Required task:
Transcribe the data in full and exactly, omitting any pictures.

──────────────────────────────

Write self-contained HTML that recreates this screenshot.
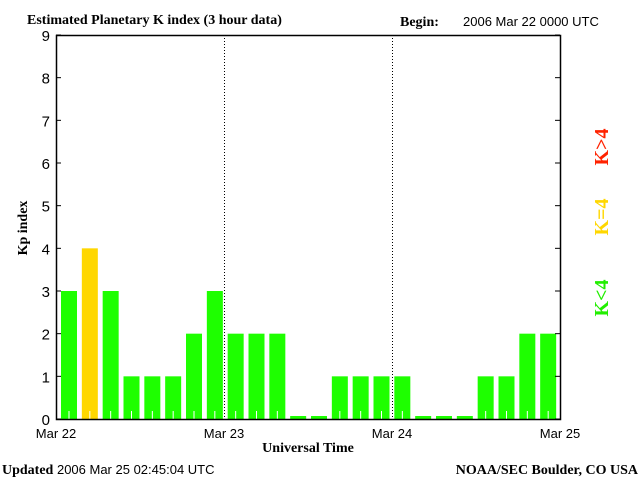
<!DOCTYPE html>
<html><head><meta charset="utf-8"><style>
body{margin:0;background:#fff;width:640px;height:480px;overflow:hidden}
svg{display:block}
.s{font-family:"Liberation Serif",serif;font-weight:bold}
.m{font-family:"Liberation Sans",sans-serif}
</style></head><body>
<svg id="c" width="640" height="480">
<text class="s" x="27" y="24" font-size="14">Estimated Planetary K index (3 hour data)</text>
<text class="s" x="400" y="26" font-size="14">Begin:</text>
<text class="m" x="463" y="26" font-size="13">2006 Mar 22 0000 UTC</text>
<text class="s" transform="translate(27,228) rotate(-90)" text-anchor="middle" font-size="14">Kp index</text>
<text class="s" x="308" y="452" text-anchor="middle" font-size="14">Universal Time</text>
<text x="2" y="474" font-size="14"><tspan class="s">Updated</tspan><tspan class="m" font-size="13"> 2006 Mar 25 02:45:04 UTC</tspan></text>
<text class="s" x="638" y="474" text-anchor="end" font-size="14">NOAA/SEC Boulder, CO USA</text>
<text class="s" transform="translate(608,298) rotate(-90)" text-anchor="middle" font-size="20" fill="#22ee00">K&lt;4</text>
<text class="s" transform="translate(608,217) rotate(-90)" text-anchor="middle" font-size="20" fill="#ffd700">K=4</text>
<text class="s" transform="translate(608,147) rotate(-90)" text-anchor="middle" font-size="20" fill="#ff2200">K&gt;4</text>
<g id="plot"></g>
</svg>
<script>
const kpValues=[3,4,3,1,1,1,2,3, 2,2,2,0,0,1,1,1, 1,0,0,0,1,1,2,2];
const yTicks=[0,1,2,3,4,5,6,7,8,9];
const dayLabels=["Mar 22","Mar 23","Mar 24","Mar 25"];
const L=56,R=560,T=35,B=419,NS="http://www.w3.org/2000/svg";
const x=i=>L+(R-L)*i/kpValues.length;
const bx=i=>L+5+i*((R-L)-4)/kpValues.length;
const y=v=>B-(B-T)*v/9;
const g=document.getElementById('plot');
function mk(t,a){const e=document.createElementNS(NS,t);for(const k in a)e.setAttribute(k,a[k]);g.appendChild(e);return e;}
const bw=16;
kpValues.forEach((v,i)=>{
  const top=v===0?B-3:y(v);
  const r=mk('rect',{x:bx(i),y:top,width:bw,height:B-top,fill:v>4?'#ff2200':(v===4?'#ffd700':'#1eff00')});
  
  
  if(v>0){const w=mk('line',{x1:bx(i)+bw/2,x2:bx(i)+bw/2,y1:B-8,y2:B,stroke:'#fff','stroke-width':1});
  
  }
});
for(let d=1;d<dayLabels.length-1;d++){
  const xx=x(d*8)+0.5;
  const l=mk('line',{x1:xx,x2:xx,y1:T,y2:B,stroke:'#000','stroke-dasharray':'1,2'});
  
  
}
const f=mk('rect',{x:L+0.5,y:T+0.5,width:R-L,height:B-T,fill:'none',stroke:'#000','stroke-width':1.5});


yTicks.forEach(v=>{
  const yy=y(v);
  const t1=mk('line',{x1:L,x2:L+5,y1:yy,y2:yy,stroke:'#000'});
  
  
  const t2=mk('line',{x1:R-5,x2:R,y1:yy,y2:yy,stroke:'#000'});
  
  
  const t=mk('text',{x:L-6,y:yy+6,'text-anchor':'end','font-size':15,'font-family':'Liberation Sans, sans-serif'});
  t.textContent=v;
  
  
});
dayLabels.forEach((s,d)=>{
  const t=mk('text',{x:x(d*8),y:438,'text-anchor':'middle','font-size':13,'font-family':'Liberation Sans, sans-serif'});
  t.textContent=s;
  
  
});
</script>
</body></html>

──────────────────────────────

Problem solution:
Write self-contained HTML that recreates this screenshot.
<!DOCTYPE html>
<html><head><meta charset="utf-8"><style>
body{margin:0;background:#fff;width:640px;height:480px;overflow:hidden}
svg{display:block}
.s{font-family:"Liberation Serif",serif;font-weight:bold}
.m{font-family:"Liberation Sans",sans-serif}
</style></head><body>
<svg id="c" width="640" height="480">
<text class="s" x="27" y="24" font-size="14">Estimated Planetary K index (3 hour data)</text>
<text class="s" x="400" y="26" font-size="14">Begin:</text>
<text class="m" x="463" y="26" font-size="13">2006 Mar 22 0000 UTC</text>
<text class="s" transform="translate(27,228) rotate(-90)" text-anchor="middle" font-size="14">Kp index</text>
<text class="s" x="308" y="452" text-anchor="middle" font-size="14">Universal Time</text>
<text x="2" y="474" font-size="14"><tspan class="s">Updated</tspan><tspan class="m" font-size="13"> 2006 Mar 25 02:45:04 UTC</tspan></text>
<text class="s" x="638" y="474" text-anchor="end" font-size="14">NOAA/SEC Boulder, CO USA</text>
<text class="s" transform="translate(608,298) rotate(-90)" text-anchor="middle" font-size="20" fill="#22ee00">K&lt;4</text>
<text class="s" transform="translate(608,217) rotate(-90)" text-anchor="middle" font-size="20" fill="#ffd700">K=4</text>
<text class="s" transform="translate(608,147) rotate(-90)" text-anchor="middle" font-size="20" fill="#ff2200">K&gt;4</text>
<g id="plot"></g>
</svg>
<script>
const kpValues=[3,4,3,1,1,1,2,3, 2,2,2,0,0,1,1,1, 1,0,0,0,1,1,2,2];
const yTicks=[0,1,2,3,4,5,6,7,8,9];
const dayLabels=["Mar 22","Mar 23","Mar 24","Mar 25"];
const L=56,R=560,T=35,B=419,NS="http://www.w3.org/2000/svg";
const x=i=>L+(R-L)*i/kpValues.length;
const bx=i=>L+5+i*((R-L)-4)/kpValues.length;
const y=v=>B-(B-T)*v/9;
const g=document.getElementById('plot');
function mk(t,a){const e=document.createElementNS(NS,t);for(const k in a)e.setAttribute(k,a[k]);g.appendChild(e);return e;}
const bw=16;
kpValues.forEach((v,i)=>{
  const top=v===0?B-3:y(v);
  const r=mk('rect',{x:bx(i),y:top,width:bw,height:B-top,fill:v>4?'#ff2200':(v===4?'#ffd700':'#1eff00')});
  
  
  if(v>0){const w=mk('line',{x1:bx(i)+bw/2,x2:bx(i)+bw/2,y1:B-8,y2:B,stroke:'#fff','stroke-width':1});
  
  }
});
for(let d=1;d<dayLabels.length-1;d++){
  const xx=x(d*8)+0.5;
  const l=mk('line',{x1:xx,x2:xx,y1:T,y2:B,stroke:'#000','stroke-dasharray':'1,2'});
  
  
}
const f=mk('rect',{x:L+0.5,y:T+0.5,width:R-L,height:B-T,fill:'none',stroke:'#000','stroke-width':1.5});


yTicks.forEach(v=>{
  const yy=y(v);
  const t1=mk('line',{x1:L,x2:L+5,y1:yy,y2:yy,stroke:'#000'});
  
  
  const t2=mk('line',{x1:R-5,x2:R,y1:yy,y2:yy,stroke:'#000'});
  
  
  const t=mk('text',{x:L-6,y:yy+6,'text-anchor':'end','font-size':15,'font-family':'Liberation Sans, sans-serif'});
  t.textContent=v;
  
  
});
dayLabels.forEach((s,d)=>{
  const t=mk('text',{x:x(d*8),y:438,'text-anchor':'middle','font-size':13,'font-family':'Liberation Sans, sans-serif'});
  t.textContent=s;
  
  
});
</script>
</body></html>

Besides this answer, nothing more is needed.